Updated: July 19, 2013 3:26PM
Dear Cheryl: My adult daughter just came out of the closet to my husband and me. We talked and talked and as we did, I flashed on different moments of her childhood. I don’t know why I didn’t realize she was gay. I love her so much.
It pained me to think that she had to go through this alone. I’ve always tried to be there for her, but she didn’t feel she could confide in me. Maybe it’s because we have a very traditional, Old World family and they would have a field day ripping me apart as well as her if they knew. I don’t care.
Still, I wonder, where do I go from here? I feel overwhelmed by so many conflicting emotions.
MIXED UP MOM
Dear Mixed Up Mom: Your confusion and conflicting emotions are natural considering what you’re going through. All your assumptions about your daughter and your expectations for her life have been turned upside-down.
Give yourself time to adjust to the new normal. In the meantime, ask your daughter as many questions as you feel comfortable asking and she feels comfortable answering. Let her know you want to be part of her life. That means getting to know her friends and partners when you’re ready.
Lean on your husband and allow him to lean on you, too. If you’re having a difficult time with the adjustment, look into a group like PFLAG: Parents, Families and Friends of Lesbians and Gays.
As far as your family is concerned, you don’t owe them anything. Your daughter didn’t come out to them. You don’t need to say anything to them until you’re completely comfortable with your daughter being gay.
Dear Cheryl: I’m morbidly obese. I choose to stay home. I’m depressed and on medication. My great friends try to get me out, but walking and breathing are so hard for me. They don’t understand. I feel like a burden to them and can’t seem to enjoy going out.

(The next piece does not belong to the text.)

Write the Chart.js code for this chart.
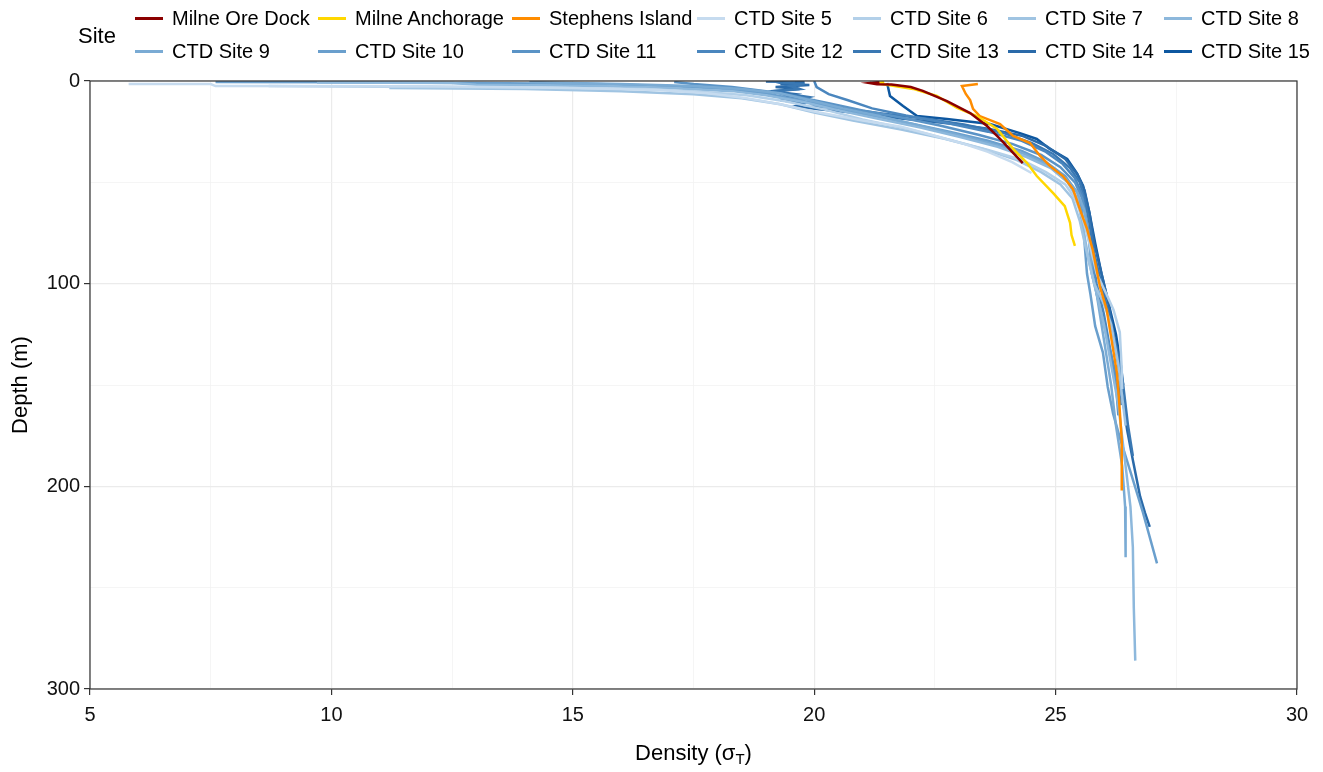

When I do go, I worry about fitting into a seat in a restaurant or a movie theater and wonder if it will hold me. In restaurants, the skinny hostesses try to seat me in a booth. That’s embarrassing. I have to ask for a table.
Some stores have motorized shopping carts. When they do, I use them. I get strange looks from some people.
I take care of myself. I keep clean and do what I can. I live alone except for my cat. I lost my parents whom I depended upon for financial support since I can’t work.
Dating sites are out for me. I don’t need a man to survive the way most women do. Of course I would love to have a great man someday, one who understands me and loves me whether I’m skinny or heavy.
Some men are sweet at first, but after they marry you, they do a 180 and beat you or verbally abuse you or run around with other women.
Now, don’t get me wrong. If a man was raised right, he’ ll treat you with respect and love. I’m a Christian lady and I believe that God will send me somebody when I’m ready for him. I just hope that one day I’ll be ready.
BIG AND LONELY
Dear Big and Lonely: It seems like you’re expecting God to do all the work. What are you doing to get ready?